[begin DATA EXTRACT]
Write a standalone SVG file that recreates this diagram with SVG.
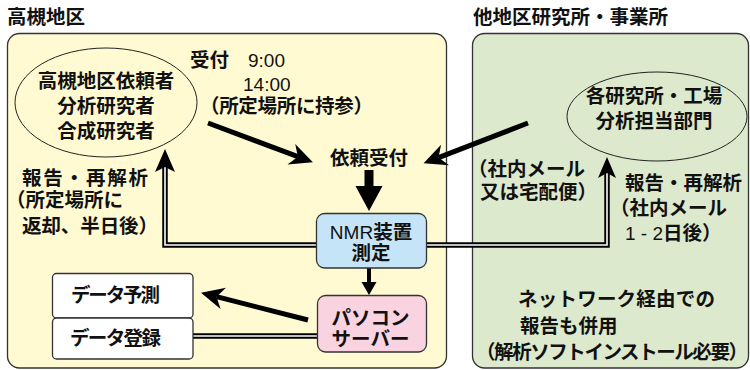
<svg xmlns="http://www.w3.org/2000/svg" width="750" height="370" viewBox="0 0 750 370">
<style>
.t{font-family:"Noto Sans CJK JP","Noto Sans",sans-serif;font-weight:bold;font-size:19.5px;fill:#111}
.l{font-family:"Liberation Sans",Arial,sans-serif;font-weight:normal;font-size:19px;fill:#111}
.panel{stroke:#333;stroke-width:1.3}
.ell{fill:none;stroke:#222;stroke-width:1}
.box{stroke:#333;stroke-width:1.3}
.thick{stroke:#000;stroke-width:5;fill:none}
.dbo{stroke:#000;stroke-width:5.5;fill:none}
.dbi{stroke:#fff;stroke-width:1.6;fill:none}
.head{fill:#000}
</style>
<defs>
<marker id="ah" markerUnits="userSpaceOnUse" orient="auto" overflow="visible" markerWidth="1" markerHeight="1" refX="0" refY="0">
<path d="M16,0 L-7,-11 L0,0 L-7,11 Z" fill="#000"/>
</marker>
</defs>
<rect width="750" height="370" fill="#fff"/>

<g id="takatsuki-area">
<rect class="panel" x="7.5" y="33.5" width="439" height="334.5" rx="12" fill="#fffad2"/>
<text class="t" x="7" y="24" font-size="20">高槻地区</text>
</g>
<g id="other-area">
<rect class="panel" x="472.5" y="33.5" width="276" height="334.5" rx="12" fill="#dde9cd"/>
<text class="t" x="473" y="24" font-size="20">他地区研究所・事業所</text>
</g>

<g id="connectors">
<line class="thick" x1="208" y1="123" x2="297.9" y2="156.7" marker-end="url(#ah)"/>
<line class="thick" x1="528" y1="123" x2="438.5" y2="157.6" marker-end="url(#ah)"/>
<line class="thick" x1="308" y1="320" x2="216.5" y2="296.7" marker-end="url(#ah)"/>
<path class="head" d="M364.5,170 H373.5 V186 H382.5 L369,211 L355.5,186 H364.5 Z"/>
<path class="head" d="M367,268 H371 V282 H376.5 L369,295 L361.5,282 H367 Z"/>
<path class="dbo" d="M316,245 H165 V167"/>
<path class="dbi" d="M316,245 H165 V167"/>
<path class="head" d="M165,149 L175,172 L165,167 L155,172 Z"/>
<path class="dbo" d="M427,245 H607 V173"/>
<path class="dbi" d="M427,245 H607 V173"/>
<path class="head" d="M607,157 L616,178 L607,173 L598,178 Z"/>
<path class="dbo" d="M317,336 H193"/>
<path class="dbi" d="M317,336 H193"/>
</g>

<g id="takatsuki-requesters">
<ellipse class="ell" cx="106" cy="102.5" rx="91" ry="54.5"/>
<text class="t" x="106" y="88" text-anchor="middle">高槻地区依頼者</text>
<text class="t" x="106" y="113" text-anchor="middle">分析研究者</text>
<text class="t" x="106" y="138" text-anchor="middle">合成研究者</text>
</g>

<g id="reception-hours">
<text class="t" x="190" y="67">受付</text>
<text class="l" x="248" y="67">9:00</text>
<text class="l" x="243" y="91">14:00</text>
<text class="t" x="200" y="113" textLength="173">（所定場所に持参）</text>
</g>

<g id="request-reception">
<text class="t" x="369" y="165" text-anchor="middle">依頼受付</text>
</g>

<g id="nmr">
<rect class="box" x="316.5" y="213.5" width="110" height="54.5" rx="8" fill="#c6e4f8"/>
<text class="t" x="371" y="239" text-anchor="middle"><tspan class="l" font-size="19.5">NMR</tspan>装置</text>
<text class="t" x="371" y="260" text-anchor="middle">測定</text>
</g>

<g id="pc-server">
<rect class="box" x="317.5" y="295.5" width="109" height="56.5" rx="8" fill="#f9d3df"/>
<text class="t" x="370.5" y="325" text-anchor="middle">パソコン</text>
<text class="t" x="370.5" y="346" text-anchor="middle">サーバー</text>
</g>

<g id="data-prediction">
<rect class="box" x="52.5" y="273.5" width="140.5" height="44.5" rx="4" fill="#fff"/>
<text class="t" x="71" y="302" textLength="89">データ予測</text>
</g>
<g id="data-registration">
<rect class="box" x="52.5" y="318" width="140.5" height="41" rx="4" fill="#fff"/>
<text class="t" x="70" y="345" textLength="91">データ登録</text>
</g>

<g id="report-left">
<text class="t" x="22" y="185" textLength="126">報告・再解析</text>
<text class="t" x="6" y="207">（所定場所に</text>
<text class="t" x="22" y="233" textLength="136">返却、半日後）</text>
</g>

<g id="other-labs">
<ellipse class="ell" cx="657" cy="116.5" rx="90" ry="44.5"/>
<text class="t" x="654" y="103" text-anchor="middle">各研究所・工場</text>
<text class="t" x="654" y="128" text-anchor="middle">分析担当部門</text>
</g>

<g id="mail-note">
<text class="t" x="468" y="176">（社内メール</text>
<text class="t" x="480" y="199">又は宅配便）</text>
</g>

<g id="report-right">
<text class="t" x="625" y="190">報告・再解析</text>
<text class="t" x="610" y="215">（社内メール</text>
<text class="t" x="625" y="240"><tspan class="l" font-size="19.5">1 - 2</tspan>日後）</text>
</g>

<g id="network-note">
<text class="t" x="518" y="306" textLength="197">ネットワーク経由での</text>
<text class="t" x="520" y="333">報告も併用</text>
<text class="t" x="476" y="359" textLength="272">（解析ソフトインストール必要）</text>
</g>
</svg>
[end DATA EXTRACT]
[begin DATA EXTRACT]
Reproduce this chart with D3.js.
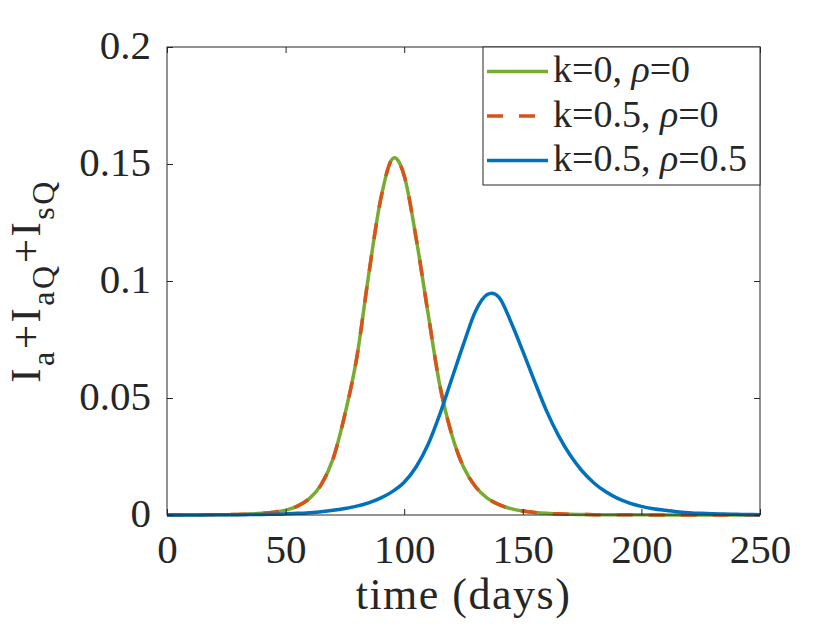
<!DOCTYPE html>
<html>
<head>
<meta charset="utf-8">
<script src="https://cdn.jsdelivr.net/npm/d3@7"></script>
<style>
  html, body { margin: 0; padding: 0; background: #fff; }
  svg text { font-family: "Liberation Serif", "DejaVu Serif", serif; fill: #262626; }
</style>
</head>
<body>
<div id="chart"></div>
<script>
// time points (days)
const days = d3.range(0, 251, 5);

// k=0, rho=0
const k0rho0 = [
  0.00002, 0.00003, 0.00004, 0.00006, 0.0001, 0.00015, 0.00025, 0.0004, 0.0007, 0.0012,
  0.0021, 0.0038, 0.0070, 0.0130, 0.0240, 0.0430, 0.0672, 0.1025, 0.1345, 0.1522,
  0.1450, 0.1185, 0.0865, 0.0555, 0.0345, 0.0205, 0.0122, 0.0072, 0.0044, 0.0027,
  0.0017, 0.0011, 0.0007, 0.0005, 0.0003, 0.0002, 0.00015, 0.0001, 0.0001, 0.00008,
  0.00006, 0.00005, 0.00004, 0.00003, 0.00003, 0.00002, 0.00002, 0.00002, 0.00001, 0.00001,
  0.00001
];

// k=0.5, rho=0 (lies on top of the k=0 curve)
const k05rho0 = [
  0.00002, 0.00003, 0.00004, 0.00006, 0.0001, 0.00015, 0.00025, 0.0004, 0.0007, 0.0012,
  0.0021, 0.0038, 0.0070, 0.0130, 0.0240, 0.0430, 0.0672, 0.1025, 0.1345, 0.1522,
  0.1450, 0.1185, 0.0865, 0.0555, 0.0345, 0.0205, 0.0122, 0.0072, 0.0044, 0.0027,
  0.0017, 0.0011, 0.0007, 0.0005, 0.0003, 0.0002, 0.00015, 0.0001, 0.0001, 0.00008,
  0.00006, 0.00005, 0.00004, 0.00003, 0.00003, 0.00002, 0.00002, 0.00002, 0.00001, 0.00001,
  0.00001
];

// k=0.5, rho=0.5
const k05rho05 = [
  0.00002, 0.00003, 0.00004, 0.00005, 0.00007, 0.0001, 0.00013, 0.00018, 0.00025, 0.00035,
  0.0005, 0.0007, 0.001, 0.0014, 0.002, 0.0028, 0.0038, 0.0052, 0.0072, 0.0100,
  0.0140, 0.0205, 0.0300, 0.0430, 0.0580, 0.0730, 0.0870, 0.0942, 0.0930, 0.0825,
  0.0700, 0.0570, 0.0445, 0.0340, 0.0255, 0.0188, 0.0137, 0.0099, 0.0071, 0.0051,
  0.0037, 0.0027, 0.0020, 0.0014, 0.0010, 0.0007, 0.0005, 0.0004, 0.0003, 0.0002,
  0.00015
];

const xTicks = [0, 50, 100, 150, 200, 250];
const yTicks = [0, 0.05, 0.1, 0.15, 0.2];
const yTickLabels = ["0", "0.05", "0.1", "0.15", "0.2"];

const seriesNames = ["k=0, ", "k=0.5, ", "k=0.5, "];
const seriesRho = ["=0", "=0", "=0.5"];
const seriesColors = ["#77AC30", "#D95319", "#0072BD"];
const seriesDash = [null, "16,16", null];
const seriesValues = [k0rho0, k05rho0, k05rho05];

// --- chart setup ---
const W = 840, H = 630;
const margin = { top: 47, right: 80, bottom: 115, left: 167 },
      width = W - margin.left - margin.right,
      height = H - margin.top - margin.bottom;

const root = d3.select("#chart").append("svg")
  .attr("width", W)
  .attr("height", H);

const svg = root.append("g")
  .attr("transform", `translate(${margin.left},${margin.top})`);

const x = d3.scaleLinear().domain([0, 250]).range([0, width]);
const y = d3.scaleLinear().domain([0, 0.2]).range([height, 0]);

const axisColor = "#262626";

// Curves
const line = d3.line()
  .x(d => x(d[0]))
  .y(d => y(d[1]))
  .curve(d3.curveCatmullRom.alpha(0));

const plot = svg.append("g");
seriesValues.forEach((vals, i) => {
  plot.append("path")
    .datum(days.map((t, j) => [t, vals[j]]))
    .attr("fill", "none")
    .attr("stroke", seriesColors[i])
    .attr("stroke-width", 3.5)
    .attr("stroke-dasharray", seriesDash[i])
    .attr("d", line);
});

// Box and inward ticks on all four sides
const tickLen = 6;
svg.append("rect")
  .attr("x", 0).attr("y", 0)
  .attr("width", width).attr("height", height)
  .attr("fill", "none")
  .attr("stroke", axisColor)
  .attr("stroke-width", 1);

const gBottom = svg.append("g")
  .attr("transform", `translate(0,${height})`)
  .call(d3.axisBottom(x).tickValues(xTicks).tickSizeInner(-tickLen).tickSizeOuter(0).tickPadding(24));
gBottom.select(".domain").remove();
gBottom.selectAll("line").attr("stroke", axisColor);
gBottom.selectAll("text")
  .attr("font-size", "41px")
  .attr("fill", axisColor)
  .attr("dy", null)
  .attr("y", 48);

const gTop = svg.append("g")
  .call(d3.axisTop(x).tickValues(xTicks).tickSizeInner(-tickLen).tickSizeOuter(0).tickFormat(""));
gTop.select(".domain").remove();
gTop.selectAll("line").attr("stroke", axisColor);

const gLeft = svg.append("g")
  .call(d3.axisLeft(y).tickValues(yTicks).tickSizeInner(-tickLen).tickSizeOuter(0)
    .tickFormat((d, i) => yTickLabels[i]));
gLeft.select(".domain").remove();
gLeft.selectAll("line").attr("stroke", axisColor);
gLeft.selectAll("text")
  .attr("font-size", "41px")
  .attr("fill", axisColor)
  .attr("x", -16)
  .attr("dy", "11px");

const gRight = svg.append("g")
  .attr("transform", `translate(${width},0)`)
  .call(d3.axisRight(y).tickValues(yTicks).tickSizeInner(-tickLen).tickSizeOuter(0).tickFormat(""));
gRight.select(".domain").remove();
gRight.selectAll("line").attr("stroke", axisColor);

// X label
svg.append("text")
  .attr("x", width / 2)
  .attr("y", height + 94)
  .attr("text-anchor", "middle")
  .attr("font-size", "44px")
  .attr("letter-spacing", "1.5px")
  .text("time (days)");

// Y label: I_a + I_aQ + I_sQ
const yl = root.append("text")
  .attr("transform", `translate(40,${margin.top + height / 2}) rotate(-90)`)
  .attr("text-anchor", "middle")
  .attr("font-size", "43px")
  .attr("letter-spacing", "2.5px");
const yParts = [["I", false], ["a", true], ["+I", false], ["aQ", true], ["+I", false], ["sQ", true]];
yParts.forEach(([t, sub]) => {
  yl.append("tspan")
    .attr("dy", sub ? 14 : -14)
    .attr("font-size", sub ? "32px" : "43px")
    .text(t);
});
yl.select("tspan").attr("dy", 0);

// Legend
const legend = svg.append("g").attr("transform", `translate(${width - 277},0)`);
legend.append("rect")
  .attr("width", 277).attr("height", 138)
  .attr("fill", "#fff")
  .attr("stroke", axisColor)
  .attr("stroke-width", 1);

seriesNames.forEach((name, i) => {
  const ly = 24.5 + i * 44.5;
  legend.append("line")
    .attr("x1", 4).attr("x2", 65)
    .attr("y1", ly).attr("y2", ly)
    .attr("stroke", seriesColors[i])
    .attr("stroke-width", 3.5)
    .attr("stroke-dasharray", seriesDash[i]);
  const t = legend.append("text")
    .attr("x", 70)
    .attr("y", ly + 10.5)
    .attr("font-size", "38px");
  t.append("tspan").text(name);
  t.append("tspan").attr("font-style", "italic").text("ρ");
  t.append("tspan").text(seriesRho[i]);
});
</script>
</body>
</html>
[end DATA EXTRACT]
- _WHAT YOU WILL DO_
Start with the line that includes "Reproduce this chart with D3.js." and finish with the line that includes "const days = d3.range(0, 251, 5);": reproduce those lines exactly, nothing before or after, and omit any pictures.

- _SOLUTION FOR THIS PROBLEM_
Reproduce this chart with D3.js.
<!DOCTYPE html>
<html>
<head>
<meta charset="utf-8">
<script src="https://cdn.jsdelivr.net/npm/d3@7"></script>
<style>
  html, body { margin: 0; padding: 0; background: #fff; }
  svg text { font-family: "Liberation Serif", "DejaVu Serif", serif; fill: #262626; }
</style>
</head>
<body>
<div id="chart"></div>
<script>
// time points (days)
const days = d3.range(0, 251, 5);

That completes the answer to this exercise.